__Source excerpt__.
==================================================

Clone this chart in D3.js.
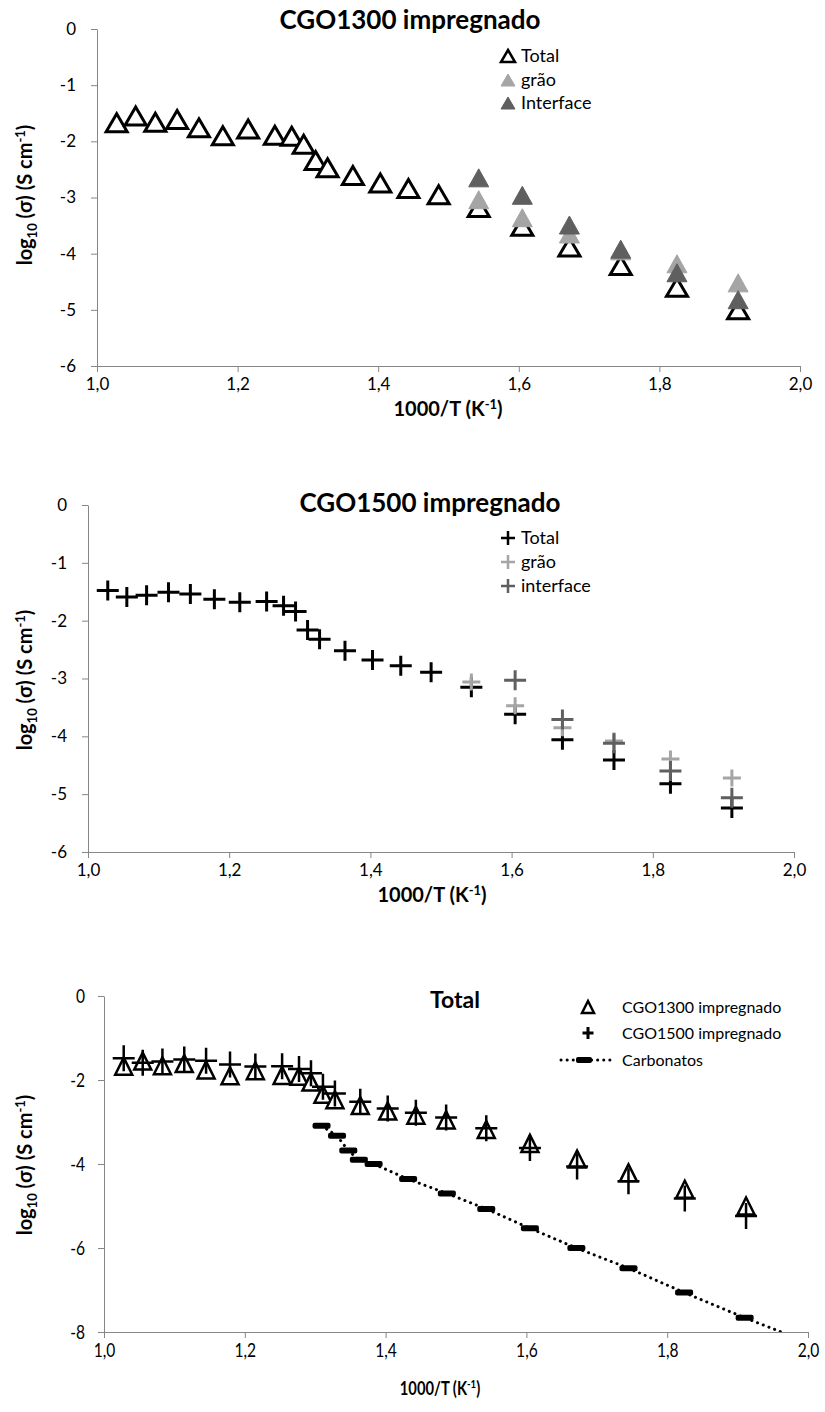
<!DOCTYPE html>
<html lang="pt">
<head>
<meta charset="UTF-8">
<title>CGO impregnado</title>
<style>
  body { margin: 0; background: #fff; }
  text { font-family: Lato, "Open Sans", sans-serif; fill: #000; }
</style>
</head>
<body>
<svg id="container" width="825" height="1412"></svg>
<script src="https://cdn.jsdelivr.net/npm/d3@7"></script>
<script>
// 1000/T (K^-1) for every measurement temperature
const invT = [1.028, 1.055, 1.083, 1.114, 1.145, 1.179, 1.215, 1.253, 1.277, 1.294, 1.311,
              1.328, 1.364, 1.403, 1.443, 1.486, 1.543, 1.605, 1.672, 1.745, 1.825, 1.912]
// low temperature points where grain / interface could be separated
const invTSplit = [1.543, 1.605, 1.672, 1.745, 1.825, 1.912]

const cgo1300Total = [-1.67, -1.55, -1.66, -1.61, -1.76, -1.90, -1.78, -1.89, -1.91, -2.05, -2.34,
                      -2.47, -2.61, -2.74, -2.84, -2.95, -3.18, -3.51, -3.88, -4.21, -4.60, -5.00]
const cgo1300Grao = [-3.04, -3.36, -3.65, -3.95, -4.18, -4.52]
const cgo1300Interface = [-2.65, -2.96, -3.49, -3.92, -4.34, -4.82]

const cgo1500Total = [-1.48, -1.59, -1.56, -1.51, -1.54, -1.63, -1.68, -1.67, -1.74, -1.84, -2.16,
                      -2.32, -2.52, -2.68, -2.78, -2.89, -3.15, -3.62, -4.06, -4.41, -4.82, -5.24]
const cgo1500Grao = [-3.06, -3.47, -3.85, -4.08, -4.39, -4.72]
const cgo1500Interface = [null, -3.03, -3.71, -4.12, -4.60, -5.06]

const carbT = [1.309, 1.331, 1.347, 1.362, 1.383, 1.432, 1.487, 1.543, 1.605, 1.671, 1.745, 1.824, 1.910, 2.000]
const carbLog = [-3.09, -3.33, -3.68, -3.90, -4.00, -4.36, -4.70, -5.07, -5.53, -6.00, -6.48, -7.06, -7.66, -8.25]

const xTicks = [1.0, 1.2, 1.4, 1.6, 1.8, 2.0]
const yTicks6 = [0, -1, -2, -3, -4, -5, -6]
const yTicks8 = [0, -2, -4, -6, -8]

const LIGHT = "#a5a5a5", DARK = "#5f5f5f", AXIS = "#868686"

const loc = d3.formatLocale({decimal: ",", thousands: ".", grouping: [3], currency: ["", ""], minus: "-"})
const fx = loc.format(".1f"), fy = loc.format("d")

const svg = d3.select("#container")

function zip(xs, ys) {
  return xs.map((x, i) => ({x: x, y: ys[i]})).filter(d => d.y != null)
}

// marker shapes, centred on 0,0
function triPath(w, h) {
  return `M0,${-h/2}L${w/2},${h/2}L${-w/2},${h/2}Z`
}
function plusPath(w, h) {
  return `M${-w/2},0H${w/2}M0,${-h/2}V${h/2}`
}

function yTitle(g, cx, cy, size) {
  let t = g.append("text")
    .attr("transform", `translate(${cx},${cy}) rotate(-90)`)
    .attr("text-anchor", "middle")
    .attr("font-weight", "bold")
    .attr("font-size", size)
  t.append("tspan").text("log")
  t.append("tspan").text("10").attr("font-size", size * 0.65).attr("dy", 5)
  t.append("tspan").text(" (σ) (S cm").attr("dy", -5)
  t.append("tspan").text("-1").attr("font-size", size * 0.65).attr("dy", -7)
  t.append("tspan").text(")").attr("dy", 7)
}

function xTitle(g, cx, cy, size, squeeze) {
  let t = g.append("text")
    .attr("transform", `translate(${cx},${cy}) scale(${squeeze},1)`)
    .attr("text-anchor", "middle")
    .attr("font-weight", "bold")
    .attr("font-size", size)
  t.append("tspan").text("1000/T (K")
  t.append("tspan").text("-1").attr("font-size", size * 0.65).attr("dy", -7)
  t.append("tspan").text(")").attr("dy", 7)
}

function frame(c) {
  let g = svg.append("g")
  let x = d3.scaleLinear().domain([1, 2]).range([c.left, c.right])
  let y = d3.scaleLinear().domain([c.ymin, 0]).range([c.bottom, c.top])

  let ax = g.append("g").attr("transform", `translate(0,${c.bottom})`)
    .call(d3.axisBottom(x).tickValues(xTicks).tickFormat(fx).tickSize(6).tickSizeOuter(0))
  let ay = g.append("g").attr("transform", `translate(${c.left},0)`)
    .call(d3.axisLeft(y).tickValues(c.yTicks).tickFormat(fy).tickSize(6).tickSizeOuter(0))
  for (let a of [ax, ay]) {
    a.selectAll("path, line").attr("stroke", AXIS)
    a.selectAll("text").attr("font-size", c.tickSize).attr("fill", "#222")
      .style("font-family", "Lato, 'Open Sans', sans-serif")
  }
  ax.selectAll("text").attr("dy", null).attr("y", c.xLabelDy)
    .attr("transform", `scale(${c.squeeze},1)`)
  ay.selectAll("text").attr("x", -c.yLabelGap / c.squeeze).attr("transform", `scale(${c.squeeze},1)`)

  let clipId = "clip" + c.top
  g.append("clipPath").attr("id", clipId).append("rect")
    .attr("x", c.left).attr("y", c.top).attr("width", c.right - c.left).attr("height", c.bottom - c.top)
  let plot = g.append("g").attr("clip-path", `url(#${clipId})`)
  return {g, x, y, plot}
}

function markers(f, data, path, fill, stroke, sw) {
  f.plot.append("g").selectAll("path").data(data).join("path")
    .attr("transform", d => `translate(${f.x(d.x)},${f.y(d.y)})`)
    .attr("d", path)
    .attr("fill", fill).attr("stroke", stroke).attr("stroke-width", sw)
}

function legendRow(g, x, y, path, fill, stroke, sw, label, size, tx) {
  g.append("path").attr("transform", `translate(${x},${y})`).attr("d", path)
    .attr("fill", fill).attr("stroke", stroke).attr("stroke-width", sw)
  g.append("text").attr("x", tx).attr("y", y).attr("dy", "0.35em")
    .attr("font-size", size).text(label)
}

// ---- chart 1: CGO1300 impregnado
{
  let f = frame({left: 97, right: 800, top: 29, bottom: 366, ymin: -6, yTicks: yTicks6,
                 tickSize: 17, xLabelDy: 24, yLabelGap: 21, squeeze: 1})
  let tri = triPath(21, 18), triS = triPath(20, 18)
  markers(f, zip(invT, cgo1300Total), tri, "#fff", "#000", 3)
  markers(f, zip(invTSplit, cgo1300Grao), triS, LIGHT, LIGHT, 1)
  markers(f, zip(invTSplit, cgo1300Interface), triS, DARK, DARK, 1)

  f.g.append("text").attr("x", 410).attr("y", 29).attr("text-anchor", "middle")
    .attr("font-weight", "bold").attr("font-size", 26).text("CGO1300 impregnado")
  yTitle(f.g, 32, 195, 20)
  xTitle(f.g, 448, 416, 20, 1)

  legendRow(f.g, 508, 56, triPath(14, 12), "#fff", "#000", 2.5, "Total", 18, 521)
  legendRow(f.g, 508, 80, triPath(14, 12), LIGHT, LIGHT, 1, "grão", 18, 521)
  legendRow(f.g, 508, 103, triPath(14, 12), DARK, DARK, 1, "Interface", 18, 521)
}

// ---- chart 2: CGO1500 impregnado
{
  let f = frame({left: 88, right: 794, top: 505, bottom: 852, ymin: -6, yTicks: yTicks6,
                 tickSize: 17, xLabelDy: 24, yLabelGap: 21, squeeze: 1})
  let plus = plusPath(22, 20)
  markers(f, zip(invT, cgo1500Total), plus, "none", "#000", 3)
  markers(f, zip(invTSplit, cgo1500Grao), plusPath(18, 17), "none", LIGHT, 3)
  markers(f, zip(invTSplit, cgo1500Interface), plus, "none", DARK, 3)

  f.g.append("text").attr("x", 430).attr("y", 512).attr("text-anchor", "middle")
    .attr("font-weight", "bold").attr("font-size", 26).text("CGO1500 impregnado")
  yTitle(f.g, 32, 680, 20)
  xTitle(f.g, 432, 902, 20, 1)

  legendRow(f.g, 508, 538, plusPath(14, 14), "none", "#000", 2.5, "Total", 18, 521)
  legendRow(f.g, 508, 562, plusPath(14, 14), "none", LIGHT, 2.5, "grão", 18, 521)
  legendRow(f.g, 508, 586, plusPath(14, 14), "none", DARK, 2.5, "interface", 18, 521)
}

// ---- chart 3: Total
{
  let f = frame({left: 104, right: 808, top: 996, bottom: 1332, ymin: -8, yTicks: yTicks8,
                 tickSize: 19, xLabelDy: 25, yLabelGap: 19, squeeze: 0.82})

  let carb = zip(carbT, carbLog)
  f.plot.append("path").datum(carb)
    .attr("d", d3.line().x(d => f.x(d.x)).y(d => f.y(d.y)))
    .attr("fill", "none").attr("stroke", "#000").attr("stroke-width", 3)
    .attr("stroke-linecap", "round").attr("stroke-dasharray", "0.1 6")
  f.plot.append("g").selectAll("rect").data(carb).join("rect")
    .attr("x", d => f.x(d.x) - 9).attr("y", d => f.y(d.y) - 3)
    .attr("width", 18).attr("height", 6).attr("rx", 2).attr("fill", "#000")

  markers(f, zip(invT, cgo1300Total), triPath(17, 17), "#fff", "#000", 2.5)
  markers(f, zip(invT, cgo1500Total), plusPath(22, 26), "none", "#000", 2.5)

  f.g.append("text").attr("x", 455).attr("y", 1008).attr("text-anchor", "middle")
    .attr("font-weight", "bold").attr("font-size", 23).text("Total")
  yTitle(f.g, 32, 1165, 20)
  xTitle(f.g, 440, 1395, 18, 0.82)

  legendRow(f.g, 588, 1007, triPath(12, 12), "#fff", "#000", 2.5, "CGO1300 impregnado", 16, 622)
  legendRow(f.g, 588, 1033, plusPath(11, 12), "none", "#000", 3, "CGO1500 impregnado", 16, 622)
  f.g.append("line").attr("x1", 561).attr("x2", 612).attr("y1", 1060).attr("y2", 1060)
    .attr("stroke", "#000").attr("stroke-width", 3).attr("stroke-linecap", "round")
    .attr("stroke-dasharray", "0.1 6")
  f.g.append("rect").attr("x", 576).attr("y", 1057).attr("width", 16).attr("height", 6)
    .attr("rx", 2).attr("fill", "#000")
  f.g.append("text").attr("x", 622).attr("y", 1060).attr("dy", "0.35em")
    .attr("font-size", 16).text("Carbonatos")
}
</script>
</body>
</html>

==================================================

__What is needed__.
Leave out the pictures, then repeat the listing above exactly from its first line to the line with "-4.12, -4.60, -5.06]", inclusive.

__The result__.
Clone this chart in D3.js.
<!DOCTYPE html>
<html lang="pt">
<head>
<meta charset="UTF-8">
<title>CGO impregnado</title>
<style>
  body { margin: 0; background: #fff; }
  text { font-family: Lato, "Open Sans", sans-serif; fill: #000; }
</style>
</head>
<body>
<svg id="container" width="825" height="1412"></svg>
<script src="https://cdn.jsdelivr.net/npm/d3@7"></script>
<script>
// 1000/T (K^-1) for every measurement temperature
const invT = [1.028, 1.055, 1.083, 1.114, 1.145, 1.179, 1.215, 1.253, 1.277, 1.294, 1.311,
              1.328, 1.364, 1.403, 1.443, 1.486, 1.543, 1.605, 1.672, 1.745, 1.825, 1.912]
// low temperature points where grain / interface could be separated
const invTSplit = [1.543, 1.605, 1.672, 1.745, 1.825, 1.912]

const cgo1300Total = [-1.67, -1.55, -1.66, -1.61, -1.76, -1.90, -1.78, -1.89, -1.91, -2.05, -2.34,
                      -2.47, -2.61, -2.74, -2.84, -2.95, -3.18, -3.51, -3.88, -4.21, -4.60, -5.00]
const cgo1300Grao = [-3.04, -3.36, -3.65, -3.95, -4.18, -4.52]
const cgo1300Interface = [-2.65, -2.96, -3.49, -3.92, -4.34, -4.82]

const cgo1500Total = [-1.48, -1.59, -1.56, -1.51, -1.54, -1.63, -1.68, -1.67, -1.74, -1.84, -2.16,
                      -2.32, -2.52, -2.68, -2.78, -2.89, -3.15, -3.62, -4.06, -4.41, -4.82, -5.24]
const cgo1500Grao = [-3.06, -3.47, -3.85, -4.08, -4.39, -4.72]
const cgo1500Interface = [null, -3.03, -3.71, -4.12, -4.60, -5.06]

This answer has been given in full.